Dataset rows
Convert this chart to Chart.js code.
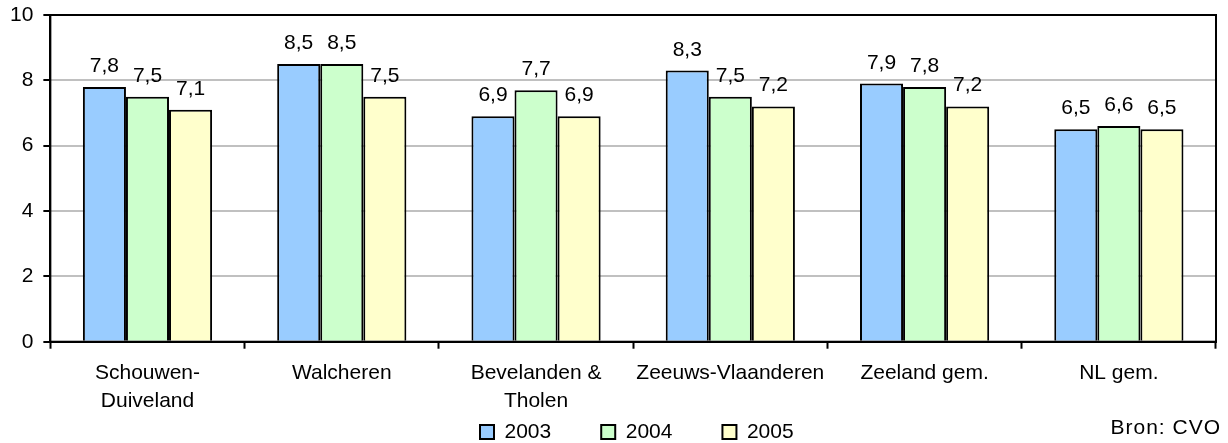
<!DOCTYPE html>
<html>
<head>
<meta charset="utf-8">
<script src="https://cdn.jsdelivr.net/npm/chart.js@4/dist/chart.umd.min.js"></script>
<style>
html,body{margin:0;padding:0;background:#fff;}
#wrap{width:1228px;height:443px;position:relative;}
</style>
</head>
<body>
<div id="wrap"><canvas id="c" width="1228" height="443"></canvas></div>
<script>
const categories = [["Schouwen-","Duiveland"],"Walcheren",["Bevelanden &","Tholen"],"Zeeuws-Vlaanderen","Zeeland gem.","NL gem."];
const seriesNames = ["2003","2004","2005"];
const values2003 = [7.8, 8.5, 6.9, 8.3, 7.9, 6.5];
const values2004 = [7.5, 8.5, 7.7, 7.5, 7.8, 6.6];
const values2005 = [7.1, 7.5, 6.9, 7.2, 7.2, 6.5];
const yTicks = [0, 2, 4, 6, 8, 10];
const sourceNote = "Bron: CVO";

const FONT = "'Liberation Sans', Arial, sans-serif";
const FS = 21;
Chart.defaults.font.family = FONT;
Chart.defaults.font.size = FS;
Chart.defaults.color = '#000';

const valueLabels = {
  id: 'valueLabels',
  afterDatasetsDraw(chart) {
    const ctx = chart.ctx;
    ctx.save();
    ctx.font = FS + "px " + FONT;
    ctx.fillStyle = '#000';
    ctx.textAlign = 'center';
    ctx.textBaseline = 'alphabetic';
    chart.data.datasets.forEach((ds, i) => {
      const meta = chart.getDatasetMeta(i);
      meta.data.forEach((el, j) => {
        const v = ds.data[j];
        ctx.fillText(v.toFixed(1).replace('.', ','), el.x, el.y - 15);
      });
    });
    ctx.restore();
  }
};

const LEGEND_H = 18;
const legendPlace = {
  id: 'legendPlace',
  afterInit(chart) {
    const lg = chart.legend;
    if (!lg) return;
    const f = lg.fit;
    lg.fit = function() { f.call(this); this.height = LEGEND_H; };
  },
  afterLayout(chart) {
    const lg = chart.legend;
    if (!lg || !lg.lineWidths) return;
    const pad = lg.options.labels.padding;
    const W = lg.lineWidths[0];
    const start = (lg.left + pad + lg.right - W) / 2;
    const dx = 480 - start;
    lg.left += dx; lg.right += dx;
    const itemH = Math.max(FS, 14);
    lg.top = 432 - itemH / 2 - pad;
    lg.bottom = 443;
    lg.width = lg.right - lg.left;
    lg.height = lg.bottom - lg.top;
  }
};

const frame = {
  id: 'frame',
  afterDraw(chart) {
    const a = chart.chartArea, ctx = chart.ctx;
    ctx.save();
    ctx.strokeStyle = '#000';
    ctx.lineWidth = 2;
    ctx.strokeRect(a.left, a.top, a.right - a.left, a.bottom - a.top);
    ctx.font = FS + "px " + FONT;
    ctx.letterSpacing = '1px';
    ctx.fillStyle = '#000';
    ctx.textAlign = 'right';
    ctx.textBaseline = 'middle';
    ctx.fillText(sourceNote, 1221, 428);
    ctx.restore();
  }
};

new Chart(document.getElementById('c'), {
  type: 'bar',
  data: {
    labels: categories,
    datasets: [
      {label: seriesNames[0], data: values2003, backgroundColor: '#99CCFF', borderColor: '#000', borderWidth: 2},
      {label: seriesNames[1], data: values2004, backgroundColor: '#CCFFCC', borderColor: '#000', borderWidth: 2},
      {label: seriesNames[2], data: values2005, backgroundColor: '#FFFFCC', borderColor: '#000', borderWidth: 2}
    ]
  },
  options: {
    responsive: false,
    animation: false,
    layout: {padding: {left: 0, right: 12, top: 15, bottom: 0}},
    datasets: {bar: {barPercentage: 1, categoryPercentage: 0.665}},
    plugins: {
      legend: {
        position: 'bottom',
        labels: {boxWidth: 14, boxHeight: 14, padding: 50, font: {size: FS}, color: '#000'}
      },
      tooltip: {enabled: false}
    },
    scales: {
      x: {
        offset: true,
        grid: {offset: true, drawOnChartArea: false, drawTicks: true, tickLength: 7, tickColor: '#000', tickWidth: 2},
        border: {color: '#000', width: 2},
        ticks: {padding: 10, font: {size: FS, lineHeight: 1.34}, color: '#000', maxRotation: 0, autoSkip: false}
      },
      y: {
        min: 0, max: 10,
        afterBuildTicks(axis) { axis.ticks = yTicks.map(v => ({value: v})); },
        afterFit(scale) { scale.paddingTop = 0; scale.paddingBottom = 0; },
        grid: {color: '#C0C0C0', lineWidth: 2, tickLength: 7, tickColor: '#000', tickWidth: 2},
        border: {color: '#000', width: 2},
        ticks: {padding: 10, font: {size: FS}, color: '#000'}
      }
    }
  },
  plugins: [valueLabels, legendPlace, frame]
});
</script>
</body>
</html>
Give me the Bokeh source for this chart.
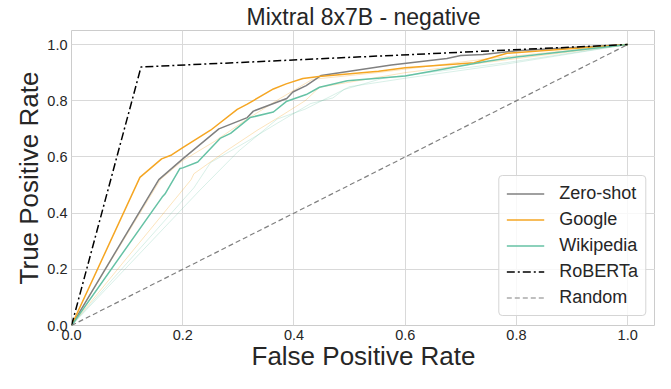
from bokeh.plotting import figure
from bokeh.models import Range1d, Legend, LegendItem, FixedTicker, NumeralTickFormatter
from bokeh.embed import file_html
from bokeh.resources import INLINE

# ---- data ----
zs_fpr = [0, 0.157, 0.2, 0.265, 0.316, 0.327, 0.387, 0.398, 0.422, 0.449, 0.575, 0.675, 0.70, 0.74, 0.80, 1.0]
zs_tpr = [0, 0.519, 0.593, 0.70, 0.74, 0.763, 0.808, 0.831, 0.854, 0.89, 0.927, 0.95, 0.961, 0.965, 0.978, 1.0]

go_fpr = [0, 0.123, 0.162, 0.18, 0.2, 0.25, 0.298, 0.316, 0.363, 0.386, 0.416, 0.445, 0.552, 0.60, 0.724, 0.783, 1.0]
go_tpr = [0, 0.527, 0.593, 0.607, 0.633, 0.695, 0.769, 0.788, 0.842, 0.86, 0.879, 0.886, 0.905, 0.917, 0.935, 0.969, 1.0]

wk_fpr = [0, 0.163, 0.168, 0.195, 0.2, 0.227, 0.268, 0.286, 0.321, 0.363, 0.386, 0.422, 0.446, 0.496, 0.60, 0.742, 0.80, 1.0]
wk_tpr = [0, 0.457, 0.468, 0.559, 0.561, 0.582, 0.667, 0.684, 0.74, 0.76, 0.797, 0.822, 0.848, 0.871, 0.888, 0.939, 0.956, 1.0]

go_faint1_fpr = [0, 0.16, 0.2, 0.257, 0.316, 0.375, 0.433, 0.55, 0.75, 1.0]
go_faint1_tpr = [0, 0.52, 0.587, 0.655, 0.735, 0.808, 0.876, 0.90, 0.95, 1.0]
go_faint2_fpr = [0, 0.215, 0.22, 0.274, 0.334, 0.38, 0.42, 0.446, 0.60, 0.80, 1.0]
go_faint2_tpr = [0, 0.519, 0.54, 0.616, 0.695, 0.75, 0.80, 0.848, 0.90, 0.95, 1.0]

wk_faint1_fpr = [0, 0.22, 0.25, 0.32, 0.37, 0.43, 0.47, 0.49, 0.56, 0.78, 1.0]
wk_faint1_tpr = [0, 0.49, 0.58, 0.66, 0.72, 0.79, 0.81, 0.84, 0.88, 0.935, 1.0]
wk_faint2_fpr = [0, 0.23, 0.30, 0.37, 0.42, 0.45, 0.50, 0.60, 0.78, 1.0]
wk_faint2_tpr = [0, 0.48, 0.62, 0.735, 0.77, 0.80, 0.85, 0.88, 0.93, 1.0]

rb_fpr = [0, 0.125, 1.0]
rb_tpr = [0, 0.92, 1.0]

rand_fpr = [0, 1.0]
rand_tpr = [0, 1.0]

ticks = [0.0, 0.2, 0.4, 0.6, 0.8, 1.0]
title_text = "Mixtral 8x7B - negative"
x_label = "False Positive Rate"
y_label = "True Positive Rate"

FONT = "Liberation Sans"
TXT = "#262626"

p = figure(width=655, height=373, output_backend="svg", toolbar_location=None,
           x_range=Range1d(0, 1.05), y_range=Range1d(0, 1.05),
           min_border_left=71, min_border_right=0, min_border_top=5, min_border_bottom=46)

p.title.text = title_text
p.title.align = "center"
p.title.text_font = FONT
p.title.text_font_size = "23px"
p.title.text_font_style = "normal"
p.title.text_color = TXT
p.title.standoff = 2

p.background_fill_color = "white"
p.border_fill_color = "white"
p.outline_line_color = "#cccccc"
p.outline_line_width = 1

for ax in (p.xaxis, p.yaxis):
    ax.ticker = FixedTicker(ticks=ticks)
    ax.formatter = NumeralTickFormatter(format="0.0")
    ax.axis_line_color = None
    ax.major_tick_line_color = None
    ax.minor_tick_line_color = None
    ax.major_tick_out = 0
    ax.major_tick_in = 0
    ax.minor_tick_out = 0
    ax.minor_tick_in = 0
    ax.major_label_text_font = FONT
    ax.major_label_text_font_size = "14.5px"
    ax.major_label_text_color = TXT
    ax.major_label_standoff = 4
    ax.axis_label_text_font = FONT
    ax.axis_label_text_font_size = "26px"
    ax.axis_label_text_font_style = "normal"
    ax.axis_label_text_color = TXT

p.xaxis.axis_label_standoff = -2
p.yaxis.axis_label_standoff = 0

p.xaxis.axis_label = x_label
p.yaxis.axis_label = y_label

p.xgrid.grid_line_color = "#d9d9d9"
p.ygrid.grid_line_color = "#d9d9d9"
p.xgrid.ticker = FixedTicker(ticks=ticks)
p.ygrid.ticker = FixedTicker(ticks=ticks)

ORANGE = "#f5a623"
GREEN = "#66c2a5"
GRAY = "#808080"

# faint variants
p.line(go_faint1_fpr, go_faint1_tpr, line_color=ORANGE, line_alpha=0.3, line_width=1)
p.line(go_faint2_fpr, go_faint2_tpr, line_color=ORANGE, line_alpha=0.3, line_width=1)
p.line(wk_faint1_fpr, wk_faint1_tpr, line_color=GREEN, line_alpha=0.25, line_width=1)
p.line(wk_faint2_fpr, wk_faint2_tpr, line_color=GREEN, line_alpha=0.25, line_width=1)

r_zs = p.line(zs_fpr, zs_tpr, line_color=GRAY, line_width=1.5)
r_go = p.line(go_fpr, go_tpr, line_color=ORANGE, line_width=1.5)
r_wk = p.line(wk_fpr, wk_tpr, line_color=GREEN, line_width=1.5)
r_rb = p.line(rb_fpr, rb_tpr, line_color="black", line_width=1.5, line_dash="8 3 2 3")
r_rand = p.line(rand_fpr, rand_tpr, line_color=GRAY, line_width=1.2, line_dash="5 3")

legend = Legend(items=[
    LegendItem(label="Zero-shot", renderers=[r_zs]),
    LegendItem(label="Google", renderers=[r_go]),
    LegendItem(label="Wikipedia", renderers=[r_wk]),
    LegendItem(label="RoBERTa", renderers=[r_rb]),
    LegendItem(label="Random", renderers=[r_rand]),
], location="bottom_right")
legend.label_text_font = FONT
legend.label_text_font_size = "18px"
legend.label_text_color = TXT
legend.glyph_width = 38
legend.glyph_height = 21
legend.label_height = 21
legend.spacing = 5
legend.padding = 7
legend.margin = 9
legend.label_standoff = 15
legend.border_line_color = "#d5d5d5"
legend.border_line_alpha = 1
legend.border_radius = 4
legend.background_fill_alpha = 0.8
p.add_layout(legend)

open("out.html", "w").write(file_html(p, INLINE))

Aim of the exercise
Keep to the lines above from the line with "Give me the Bokeh source for this chart." to the line with "from bokeh.resources import INLINE", and set down exactly those, inclusive, with nothing else and every picture left out.

Worked answer
Give me the Bokeh source for this chart.
from bokeh.plotting import figure
from bokeh.models import Range1d, Legend, LegendItem, FixedTicker, NumeralTickFormatter
from bokeh.embed import file_html
from bokeh.resources import INLINE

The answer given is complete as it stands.